A possibilidade de interpretar a mulher de De Niro na série foi um fator preponderante para Joan Allen, de 68 anos, voltar aos holofotes. Afastada de Hollywood nos últimos anos, ela já foi nomeada três vezes ao prêmio da Academia – por Nixon (1995; onde também encarnava uma primeira-dama); As Bruxas de Salém (1996) e A Conspiração (2000).
“Eu simplesmente o admirei e respeitei por tantos anos. Ele foi um grande atrativo, mas também pude ler todos os roteiros com antecedência, o que não é usual, e achei a escrita extremamente cativante”, afirma Joan, ressaltando ainda a força da direção de Lesli Linka Glatter (Homeland) e do elenco de peso, que inclui Jesse Plemmons (Ataque dos Cães), Connie Britton (The White Lotus), Bill Camp (O Gambito da Rainha), entre outros.
Kamala Harris, Trump e Musk
Acostumada a ser escalada em produções altamente comerciais, Bassett diz não se importar tanto com o fato de agora participar de uma série que lida com assuntos tão complexos da sociedade.
“Algumas pessoas vão procurar isso puramente por entretenimento e acho que Dia Zero vai satisfazê-los. Há personagens que parecerão familiares”, afirma ela, antes de reconhecer a influência da ex-vice-presidente americana Kamala Harris em sua representação. “Começamos a filmar antes da campanha presidencial, mas ela definitivamente foi uma inspiração junto com Shirley Chisholm – a primeira mulher afro-americana a concorrer à presidência – e outras ativistas políticas negras, Barbara Jordan e Stacey Abrams”, conta.

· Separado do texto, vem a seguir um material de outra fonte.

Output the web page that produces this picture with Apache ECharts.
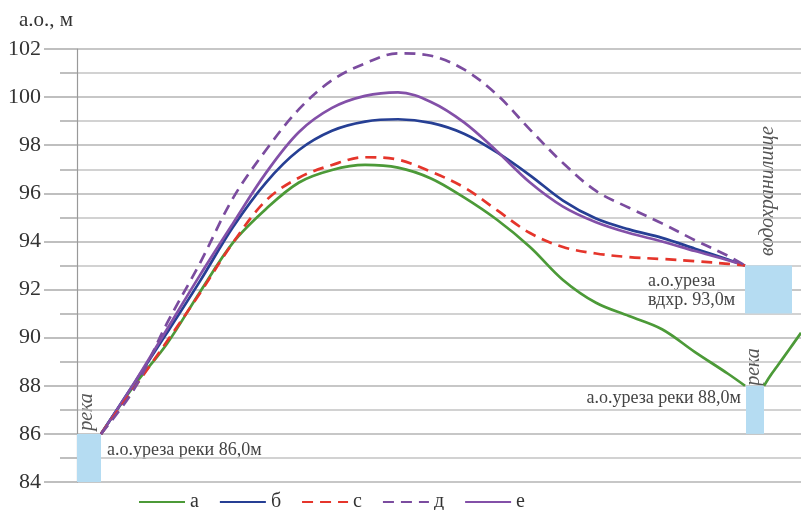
<!DOCTYPE html>
<html><head><meta charset="utf-8">
<script src="https://cdn.jsdelivr.net/npm/echarts@6/dist/echarts.min.js"></script>
<style>html,body{margin:0;padding:0;background:#fff}#c{width:801px;height:510px}</style>
</head><body><div id="c"></div>
<script>
// distance along the profile (arbitrary units), elevation in m
const seriesNames = ['а', 'б', 'с', 'д', 'е'];
const yTicks = [84, 86, 88, 90, 92, 94, 96, 98, 100, 102];
const xs = [24, 57, 90, 123, 156, 189, 222, 255, 288, 321, 354, 387, 420, 453, 486, 519, 552, 585, 618, 651, 668];

const valuesA = [86.0, 88.0, 89.75, 91.9, 93.95, 95.35, 96.45, 96.97, 97.18, 97.07, 96.62, 95.83, 94.9, 93.77, 92.4, 91.45, 90.9, 90.35, 89.4, 88.5, 88.0];
const valuesB = [86.0, 88.1, 90.2, 92.35, 94.6, 96.45, 97.8, 98.6, 98.98, 99.08, 98.93, 98.48, 97.7, 96.75, 95.7, 94.95, 94.5, 94.15, 93.7, 93.25, 93.0];
const valuesC = [86.0, 87.9, 89.85, 91.85, 93.95, 95.7, 96.65, 97.18, 97.5, 97.4, 96.9, 96.25, 95.3, 94.35, 93.77, 93.5, 93.35, 93.27, 93.18, 93.07, 93.0];
const valuesD = [86.0, 87.85, 90.6, 93.1, 95.8, 97.8, 99.5, 100.7, 101.4, 101.82, 101.72, 101.15, 100.1, 98.65, 97.26, 96.1, 95.4, 94.75, 94.05, 93.4, 93.0];
const valuesE = [86.0, 88.1, 90.35, 92.6, 94.75, 96.85, 98.55, 99.55, 100.05, 100.2, 99.8, 98.95, 97.75, 96.45, 95.45, 94.8, 94.35, 94.0, 93.6, 93.22, 93.0];
// green profile beyond the river
const xsA2 = [687, 693, 700, 712, 724];
const valuesA2 = [88.0, 88.4, 88.8, 89.5, 90.2];
// water bodies: [x0, y0, x1, y1]
const waterAreas = [[0,84,24,86],[668,91,715,93],[669,86,687,88]];

const colors = {'а':'#4c9a38','б':'#263f94','с':'#e5352b','д':'#7b4c9f','е':'#8350a8'};
const serif = 'Liberation Serif';
const zip = (x, y) => x.map((v, i) => [v, y[i]]);

function line(name, data, dashed){
  return {
    name: name, type: 'line', data: data, smooth: 0.35, showSymbol: false, symbol: 'none',
    z: dashed ? 4 : 3,
    lineStyle: {color: colors[name], width: 2.7, type: dashed ? [11,7] : 'solid'},
    itemStyle: {color: colors[name]}
  };
}

const chart = echarts.init(document.getElementById('c'), null, {renderer:'canvas'});
chart.setOption({
  animation: false,
  backgroundColor: '#fff',
  textStyle: {fontFamily: serif},
  grid: {left: 77, right: 0, top: 49, bottom: 28, containLabel: false},
  xAxis: {type: 'value', min: 0, max: 724, show: false},
  yAxis: {
    type: 'value', min: 84, max: 102, interval: 2,
    axisLine: {show: true, lineStyle: {color: '#999', width: 1.2}},
    axisTick: {show: true, length: 33, lineStyle: {color: '#aaa', width: 1.5}},
    minorTick: {show: true, splitNumber: 2, length: 17, lineStyle: {color: '#aaa', width: 1.5}},
    splitLine: {show: true, lineStyle: {color: '#b4b4b4', width: 1.5}},
    minorSplitLine: {show: true, lineStyle: {color: '#c4c4c4', width: 1.5}},
    axisLabel: {margin: 36, fontFamily: serif, fontSize: 22, color: '#333',
      formatter: v => yTicks.indexOf(v) >= 0 ? String(v) : ''}
  },
  legend: {
    data: seriesNames, left: 133, top: 487, itemWidth: 46, itemHeight: 14, itemGap: 20,
    itemStyle: {opacity: 0},
    textStyle: {fontFamily: serif, fontSize: 20, color: '#333'}
  },
  graphic: [
    {type:'text', left: 19, top: 10, style:{text:'а.о., м', font:'21px Liberation Serif', fill:'#333'}},
    {type:'text', x: 107, y: 450, style:{text:'а.о.уреза реки 86,0м', font:'18px Liberation Serif', fill:'#444', textVerticalAlign:'middle'}},
    {type:'text', x: 648, y: 281, style:{text:'а.о.уреза', font:'18px Liberation Serif', fill:'#444', textVerticalAlign:'middle'}},
    {type:'text', x: 648, y: 300, style:{text:'вдхр. 93,0м', font:'18px Liberation Serif', fill:'#444', textVerticalAlign:'middle'}},
    {type:'text', x: 741, y: 398, style:{text:'а.о.уреза реки 88,0м', font:'18px Liberation Serif', fill:'#444', textAlign:'right', textVerticalAlign:'middle'}},
    {type:'text', x: 87, y: 412, rotation: Math.PI/2, style:{text:'река', font:'italic 20px Liberation Serif', fill:'#555', textAlign:'center', textVerticalAlign:'middle'}},
    {type:'text', x: 754, y: 367, rotation: Math.PI/2, style:{text:'река', font:'italic 20px Liberation Serif', fill:'#555', textAlign:'center', textVerticalAlign:'middle'}},
    {type:'text', x: 768, y: 191, rotation: Math.PI/2, style:{text:'водохранилище', font:'italic 20px Liberation Serif', fill:'#555', textAlign:'center', textVerticalAlign:'middle'}}
  ],
  series: [
    Object.assign(line('а', zip(xs, valuesA), false), {
      markArea: {silent: true, itemStyle: {color: '#b5dcf2'},
        data: waterAreas.map(r => [{coord:[r[0], r[1]]}, {coord:[r[2], r[3]]}])}
    }),
    line('а', zip(xsA2, valuesA2), false),
    line('б', zip(xs, valuesB), false),
    line('е', zip(xs, valuesE), false),
    line('с', zip(xs, valuesC), true),
    line('д', zip(xs, valuesD), true)
  ]
});
</script></body></html>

Perguntada acerca dos motivos que poderiam ter levado Kamala e o Partido Democrata ao fracasso nas últimas eleições e também sobre o atual governo Trump, ela se esquiva nas respostas. “Não quero entrar nesse vespeiro. Mas acabamos onde acabamos. E nós, com esperança, crença e sonhos, sempre vamos nos recuperar e aproveitar o melhor de qualquer situação em que nos encontramos. É isso que faz dos EUA um lugar fenomenal para viver e prosperar”, pontua Angela.
Joan Allen, por sua vez, acredita que a série adverte para que os EUA se preocupem mais com seus problemas internos do que externos. “Se as pessoas ainda não estão cientes disso, eu acredito que Dia Zero trará essa consciência“, diz.
‘Donald Trump ou Elon Musk deveriam assistir à série?’, perguntou o repórter. “Sim, mas isso está além do meu controle”, responde Allen, aos risos e de forma sucinta.
“Acho que todo mundo deveria assistir, mas não acho que eles irão, pra ser sincero”, pondera Newman. “Ou talvez assistam, quem sabe? Seria presunçoso da nossa parte não pensar que existem múltiplas formas de interpretar nosso programa. Haverá pessoas dos dois lados da questão que serão capazes de olhar e dizer: ‘ah, é isso que nós sempre estivemos dizendo’”, finaliza o criador e produtor.